Could the connected home be the heart health clinic of the future?

The connected home is moving ever closer to realization and in the medical sector it is offering a wealth of opportunity.

Especially in the area of heart health; a complex health space where small behavioral changes can have a significant impact in the long term. The connected home offers healthcare professionals and patients alike a 24/7 monitoring opportunity with far more complex data than we have previously been exposed to. The data could allow us to interrogate subtle data changes that may lead to prevention and early intervention.

So what value lies in this 24/7 view of the patient and how does this work in the home day to day?

24 hours in the heart health connected home

Imagine that when you wake up in the morning, go to the bathroom and look in the mirror, it can tell you when you haven’t had enough sleep, and with that one glance, already know a factor relating to your heart health. For example, Xanthomas are fatty deposits that build up under the skin and can be seen on the eyelids. These are a result of high-fat levels in the blood and have been linked to heart disease. Installing a connected camera system to the bathroom mirror could monitor such changes.

In the foreseeable future, the mirror could take a breath analysis and identify changes that may relate to heart health. This, coupled with the built-in camera, could observe your chest movement and analyze changes in your lung function over time. It can see that the 30-minutes of exercise you have started to do each day are beginning to show improvements in your lung capacity. Within minutes of waking up, multiple data points have already been collected.

You shower and brush your teeth and the toothbrush detects the presence of blood, indicating gum disease but can also be linked to heart health due to increased inflammation in the body. Is this a one off bleed due to hard brushing or a growing daily trend? Or perhaps the bleeding is decreasing and showing improvements in inflammation.

Next, you decide to weigh yourself and the scales are creeping downwards as you continue to make healthy life choices. The scales have an integrated sensor to measure potential swelling in your ankles and legs. By monitoring these changes, this technology can help manage type 2 diabetes, blood pressure, and heart rate – something your heart will definitely appreciate!
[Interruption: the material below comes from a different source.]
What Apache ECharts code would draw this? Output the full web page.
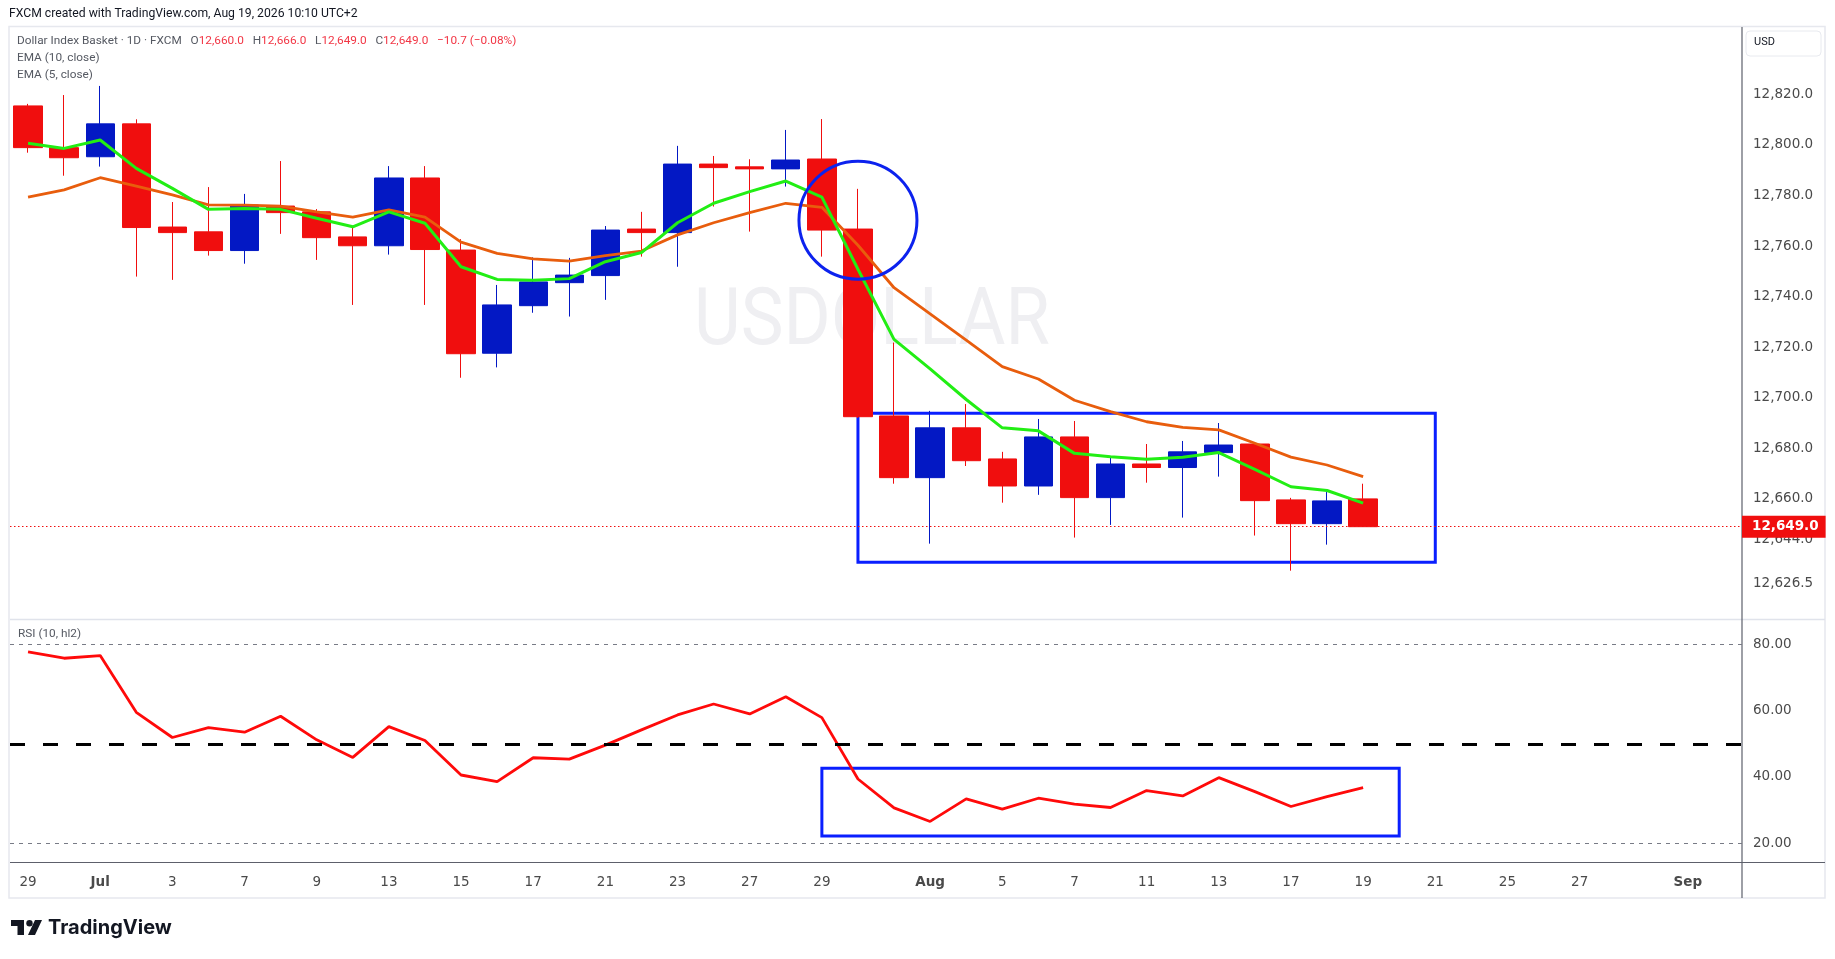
<!DOCTYPE html>
<html><head><meta charset="utf-8">
<script src="https://cdn.jsdelivr.net/npm/echarts@6/dist/echarts.min.js"></script>
<style>html,body{margin:0;padding:0;background:#fff;overflow:hidden}#c{width:1835px;height:959px}</style>
</head><body><div id="c"></div>
<script>
// ---------- data ----------
const dates = ['2026-06-29','2026-06-30','2026-07-01','2026-07-02','2026-07-03','2026-07-06','2026-07-07','2026-07-08','2026-07-09','2026-07-10','2026-07-13','2026-07-14','2026-07-15','2026-07-16','2026-07-17','2026-07-20','2026-07-21','2026-07-22','2026-07-23','2026-07-24','2026-07-27','2026-07-28','2026-07-29','2026-07-30','2026-07-31','2026-08-03','2026-08-04','2026-08-05','2026-08-06','2026-08-07','2026-08-10','2026-08-11','2026-08-12','2026-08-13','2026-08-14','2026-08-17','2026-08-18','2026-08-19','2026-08-20','2026-08-21','2026-08-24','2026-08-25','2026-08-26','2026-08-27','2026-08-28','2026-08-31','2026-09-01','2026-09-02'];
const tickLabels = ['29','','Jul','','3','','7','','9','','13','','15','','17','','21','','23','','27','','29','','','Aug','','5','','7','','11','','13','','17','','19','','21','','25','','27','','','Sep',''];
const opens  = [12815.4,12798.9,12795.3,12808.3,12767.5,12765.6,12758.2,12775.8,12773.5,12763.6,12760.1,12786.9,12758.4,12717.6,12736.4,12745.5,12748.3,12766.7,12765.3,12792.4,12791.3,12790.5,12794.4,12766.7,12692.8,12668.4,12688.1,12675.8,12665.1,12684.5,12660.5,12673.8,12672.4,12678.3,12681.7,12659.6,12650.2,12660.0];
const highs  = [12816.2,12819.7,12823.3,12810.1,12777.4,12783.3,12780.6,12793.6,12774.6,12767.6,12791.6,12791.6,12762.7,12744.6,12755.5,12755.3,12767.9,12773.5,12799.6,12795.6,12794.3,12805.9,12810.2,12782.6,12721.8,12694.8,12697.5,12678.6,12691.6,12690.8,12676.5,12681.7,12682.9,12690.0,12682.0,12660.4,12662.7,12666.0];
const lows   = [12796.9,12787.8,12791.4,12747.9,12746.6,12756.2,12753.0,12764.8,12754.5,12736.7,12756.6,12736.7,12707.9,12712.0,12733.6,12732.1,12738.7,12755.8,12751.8,12775.6,12765.7,12783.5,12755.8,12692.0,12666.0,12642.3,12673.0,12658.5,12661.6,12644.7,12649.7,12666.4,12652.6,12668.8,12645.5,12631.6,12641.9,12649.0];
const closes = [12798.9,12794.9,12808.3,12767.3,12765.3,12758.2,12776.2,12773.2,12763.3,12760.1,12786.9,12758.6,12717.4,12736.7,12745.8,12748.5,12766.3,12765.3,12792.4,12791.0,12790.5,12794.0,12766.3,12692.5,12668.4,12688.1,12675.1,12665.1,12684.5,12660.5,12673.8,12672.4,12678.6,12681.3,12659.3,12650.2,12659.2,12649.0];
const ema10  = [12779.3,12782.2,12787.0,12783.7,12780.2,12776.3,12776.2,12775.8,12773.5,12771.4,12774.3,12771.4,12761.5,12757.1,12754.9,12754.0,12756.2,12758.0,12764.4,12769.2,12773.2,12776.9,12775.3,12760.3,12743.5,12733.2,12722.8,12712.3,12707.4,12699.0,12694.5,12690.5,12688.3,12687.3,12682.0,12676.5,12673.4,12668.8];
const ema5   = [12800.6,12798.6,12801.9,12790.7,12782.8,12774.5,12774.8,12774.5,12771.0,12767.6,12773.5,12769.0,12751.8,12746.8,12746.5,12747.1,12753.8,12757.4,12769.2,12776.9,12781.5,12785.7,12779.3,12750.8,12723.1,12711.4,12699.3,12688.1,12686.9,12678.0,12676.7,12675.7,12676.5,12678.3,12671.7,12664.8,12663.3,12658.3];
const rsi    = [77.7,75.8,76.6,59.5,51.9,54.9,53.5,58.3,51.2,45.9,55.2,51.0,40.6,38.6,45.8,45.4,49.6,54.2,58.7,62.0,59.0,64.2,57.9,39.4,30.7,26.6,33.4,30.3,33.6,31.8,30.8,35.9,34.3,39.8,35.6,31.1,34.1,36.8];
const priceTicks = [12660,12680,12700,12720,12740,12760,12780,12800,12820,12644,12626.5];
const rsiTicks = [20,40,60,80];
const lastPrice = 12649.0;
// annotations (in data units)
const priceBox = {from:'2026-07-30', to:'2026-08-21', top:12693.9, bottom:12634.9};
const rsiBox   = {from:'2026-07-29', to:'2026-08-20', top:42.6, bottom:22.2};
const circleAt = {date:'2026-07-30', price:12770.2};

// ---------- chart ----------
const RED='#f00e0e', BLUE='#0318c4', ANN='#0a1fff';
const AXF="'DejaVu Sans', sans-serif";
const chart = echarts.init(document.getElementById('c'), null, {renderer:'canvas'});
const candleData = opens.map((o,i)=>[o, closes[i], lows[i], highs[i]]);
const fmtPrice = v => Number(v).toLocaleString('en-US',{minimumFractionDigits:1, maximumFractionDigits:1});

const L=10, R=93;
chart.setOption({
  animation:false,
  backgroundColor:'#ffffff',
  grid:[
    {left:L, right:R, top:26, height:593},
    {left:L, right:R, top:619, height:244}
  ],
  xAxis:[
    {type:'category', gridIndex:0, data:dates, boundaryGap:true,
     axisLine:{show:false}, axisTick:{show:false}, axisLabel:{show:false}, splitLine:{show:false}},
    {type:'category', gridIndex:1, data:dates, boundaryGap:true,
     axisLine:{show:false}, axisTick:{show:false}, splitLine:{show:false},
     axisLabel:{interval:0, hideOverlap:false, margin:12, color:'#4a4a4a', fontFamily:AXF, fontSize:13.5,
       formatter:(v,i)=>{const t=tickLabels[i]; return /^[A-Z]/.test(t)?'{b|'+t+'}':t;},
       rich:{b:{fontWeight:'bold', fontFamily:AXF, fontSize:13.5, color:'#4a4a4a'}}}}
  ],
  yAxis:[
    {type:'value', gridIndex:0, position:'right', min:12612.5, max:12847.0, scale:true,
     axisLine:{show:false}, axisTick:{show:false}, splitLine:{show:false},
     axisLabel:{customValues:priceTicks, margin:11, color:'#4a4a4a', fontFamily:AXF, fontSize:13.5, formatter:fmtPrice}},
    {type:'value', gridIndex:1, position:'right', min:14.07, max:87.63,
     axisLine:{show:false}, axisTick:{show:false}, splitLine:{show:false},
     axisLabel:{customValues:rsiTicks, margin:11, color:'#4a4a4a', fontFamily:AXF, fontSize:13.5, formatter:v=>Number(v).toFixed(2)}}
  ],
  series:[
    {type:'candlestick', name:'Dollar Index Basket', xAxisIndex:0, yAxisIndex:0, data:candleData, barWidth:'80%',
     itemStyle:{color:BLUE, color0:RED, borderColor:BLUE, borderColor0:RED, borderWidth:1},
     markLine:{silent:true, symbol:'none', animation:false,
       data:[{yAxis:lastPrice}],
       lineStyle:{color:RED, type:[1.5,2.5], width:1},
       label:{position:'end', distance:0, formatter:fmtPrice(lastPrice), backgroundColor:RED, color:'#fff',
              fontFamily:AXF, fontSize:13.5, fontWeight:'bold', padding:[4,7,4,10]}},
     markArea:{silent:true,
       itemStyle:{color:'rgba(0,0,0,0)', borderColor:ANN, borderWidth:3},
       data:[[{xAxis:priceBox.from, yAxis:priceBox.top},{xAxis:priceBox.to, yAxis:priceBox.bottom}]]},
     markPoint:{silent:true, symbol:'circle', symbolSize:118,
       itemStyle:{color:'rgba(0,0,0,0)', borderColor:'#0c22ee', borderWidth:3},
       label:{show:false},
       data:[{coord:[circleAt.date, circleAt.price]}]}
    },
    {type:'line', name:'EMA 10', xAxisIndex:0, yAxisIndex:0, data:ema10, symbol:'none', smooth:false,
     lineStyle:{color:'#e85d0d', width:2.8}, z:3},
    {type:'line', name:'EMA 5', xAxisIndex:0, yAxisIndex:0, data:ema5, symbol:'none', smooth:false,
     lineStyle:{color:'#22ee14', width:3}, z:4},
    {type:'line', name:'RSI', xAxisIndex:1, yAxisIndex:1, data:rsi, symbol:'none', smooth:false,
     lineStyle:{color:'#ff0a0a', width:2.8}, z:4,
     markLine:{silent:true, symbol:'none', label:{show:false},
       data:[
         {yAxis:80, lineStyle:{color:'#787b86', type:[4,5], width:1}},
         {yAxis:20, lineStyle:{color:'#787b86', type:[4,5], width:1}},
         {yAxis:50, lineStyle:{color:'#000000', type:[15,18], width:3}}
       ]},
     markArea:{silent:true,
       itemStyle:{color:'rgba(0,0,0,0)', borderColor:ANN, borderWidth:3},
       data:[[{xAxis:rsiBox.from, yAxis:rsiBox.top},{xAxis:rsiBox.to, yAxis:rsiBox.bottom}]]}
    }
  ],
  graphic:[
    // watermark
    {type:'text', z:-1, left:694, top:284, silent:true,
     style:{text:'USDOLLAR', fill:'#efeff2', font:'80px Roboto, sans-serif'}, scaleX:0.9},
    // frame & separators
    {type:'rect', z:-2, silent:true, shape:{x:9, y:26.5, width:1816, height:871.5},
     style:{fill:'none', stroke:'#e6e8ee', lineWidth:1.5}},
    {type:'line', z:1, silent:true, shape:{x1:10, y1:619.5, x2:1825, y2:619.5}, style:{stroke:'#e0e3eb', lineWidth:1.5}},
    {type:'line', z:1, silent:true, shape:{x1:10, y1:862.5, x2:1825, y2:862.5}, style:{stroke:'#5d606b', lineWidth:1.2}},
    {type:'line', z:1, silent:true, shape:{x1:1742, y1:27, x2:1742, y2:898}, style:{stroke:'#5d606b', lineWidth:1.2}},
    // USD box
    {type:'rect', z:1, silent:true, shape:{x:1746, y:31, width:75, height:25, r:4},
     style:{fill:'#fff', stroke:'#e8eaef', lineWidth:1}},
    {type:'text', z:2, silent:true, left:1754, top:37,
     style:{text:'USD', fill:'#131722', font:'11px Roboto, sans-serif'}},
    // header texts
    {type:'text', silent:true, left:9, top:8,
     style:{text:'FXCM created with TradingView.com, Aug 19, 2026 10:10 UTC+2', fill:'#131722', font:'12.2px Roboto, sans-serif'}},
    {type:'text', silent:true, left:17, top:35,
     style:{rich:{g:{fill:'#555962', font:'11.8px Roboto, sans-serif'}, r:{fill:'#f23645', font:'11.8px Roboto, sans-serif'}},
       text:'{g|Dollar Index Basket · 1D · FXCM   O}{r|12,660.0}{g|   H}{r|12,666.0}{g|   L}{r|12,649.0}{g|   C}{r|12,649.0}{r|   −10.7 (−0.08%)}'}},
    {type:'text', silent:true, left:17, top:52,
     style:{text:'EMA (10, close)', fill:'#555962', font:'11.8px Roboto, sans-serif'}},
    {type:'text', silent:true, left:17, top:69,
     style:{text:'EMA (5, close)', fill:'#555962', font:'11.8px Roboto, sans-serif'}},
    {type:'text', silent:true, left:18, top:628,
     style:{text:'RSI (10, hl2)', fill:'#555962', font:'11.8px Roboto, sans-serif'}},
    // TradingView logo
    {type:'group', left:11, top:920, silent:true, children:[
      {type:'polygon', shape:{points:[[0,0],[13,0],[13,15],[6.5,15],[6.5,6],[0,6]]}, style:{fill:'#131722'}},
      {type:'circle', shape:{cx:18.5, cy:3.2, r:3.2}, style:{fill:'#131722'}},
      {type:'polygon', shape:{points:[[24,0],[31,0],[24,15],[17,15]]}, style:{fill:'#131722'}}
    ]},
    {type:'text', silent:true, left:48, top:918,
     style:{text:'TradingView', fill:'#131722', font:'bold 20px Inter, Roboto, sans-serif'}}
  ]
});
</script></body></html>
It’s time for breakfast. When you open the fridge for the milk, it begins to count the number of times it has been opened that day. In the near future we anticipate that the fridge will know what has been removed – innovations that companies including Amazon have been working on. You switch on the kettle and with that press of the button vital signs, such as heart rate and SPO2 (oxygen in the blood) are recorded.

Throughout the day you carry out your routine and the connected home continues to track your activity, food and drinks intake, all of which is adding valuable daily data. For example, your afternoon nap might last a little longer than before and your bathroom visits are getting more regular. All of this is analyzed alongside other data points collected.

 

These personal health data points can be amalgamated and analyzed alongside the intelligence from your online grocery shop to suggest healthy recipes for your meals. The recipes can be pushed to an app that encourages healthy decisions.

With the change in weather outside, you decide to opt for a night in front of the TV. During the advert break, a message comes on screen saying that you have been viewing for an hour and advises you to make a cup of tea or to walk up and down the stairs to ensure you are moving. This is really important for blood flow and general wellbeing.

The lights dim in the evening to bring your body to a progressive sleep state a bit earlier than usual. This is due to data from the bathroom mirror this morning indicating a lack of sleep. Sensors embedded in the mattress will measure how restful your night’s sleep is, the percentage of the night you snore (or not!), and the number of times you went to the bathroom, all helping to monitor and improve your heart health.

The connected home can turn your normal daily routine into a cardiac prevention and early diagnosis data center.

Could the bathroom be the central hub in this vision of a connected heart health clinic?

With this vision of the connected home, one thing stands out – the bathroom has a lot of potential when it comes to assessing heart health.

There are barriers to overcome, one of them is convincing people to adopt this level of connected monitoring technology in their homes. However, according to the 2017 Future Health Index research, 81% of healthcare professionals and 74% of the general population surveyed say connected care technology is important to improving home care services. These figures may continue to rise as people become more comfortable with personal monitoring devices such as fitness bands as well as the host of increasingly popular smart home devices coming to market.

The connected home offers healthcare professionals and patients an enormous opportunity that is yet to be fully accomplished. However, consumer technology is driving innovation forward and we are seeing more devices coming to a realization that enables this vision to become a reality. Let’s hope that in 10–years’ time we are living in such connected homes and that as the technology continues to progress, it empowers us to take better care of our hearts.


Collette Johnson

About the author

Collette Johnson

Collette has worked in healthcare innovation for over 10 years, with her focus on helping world leading organizations and highly innovative start-ups with their strategic positioning relating to new product development. She has also worked with the NHS bringing together commercial and clinical organizations for successful product adoption, most notably in the digital health space. Collette speaks and chairs at global conferences and is a frequent thought leader in the press on healthcare innovation. She sits on advisory boards for healthcare at IET and Knowledge Transfer Networks and is passionate about driving healthcare technology forward for patient benefit.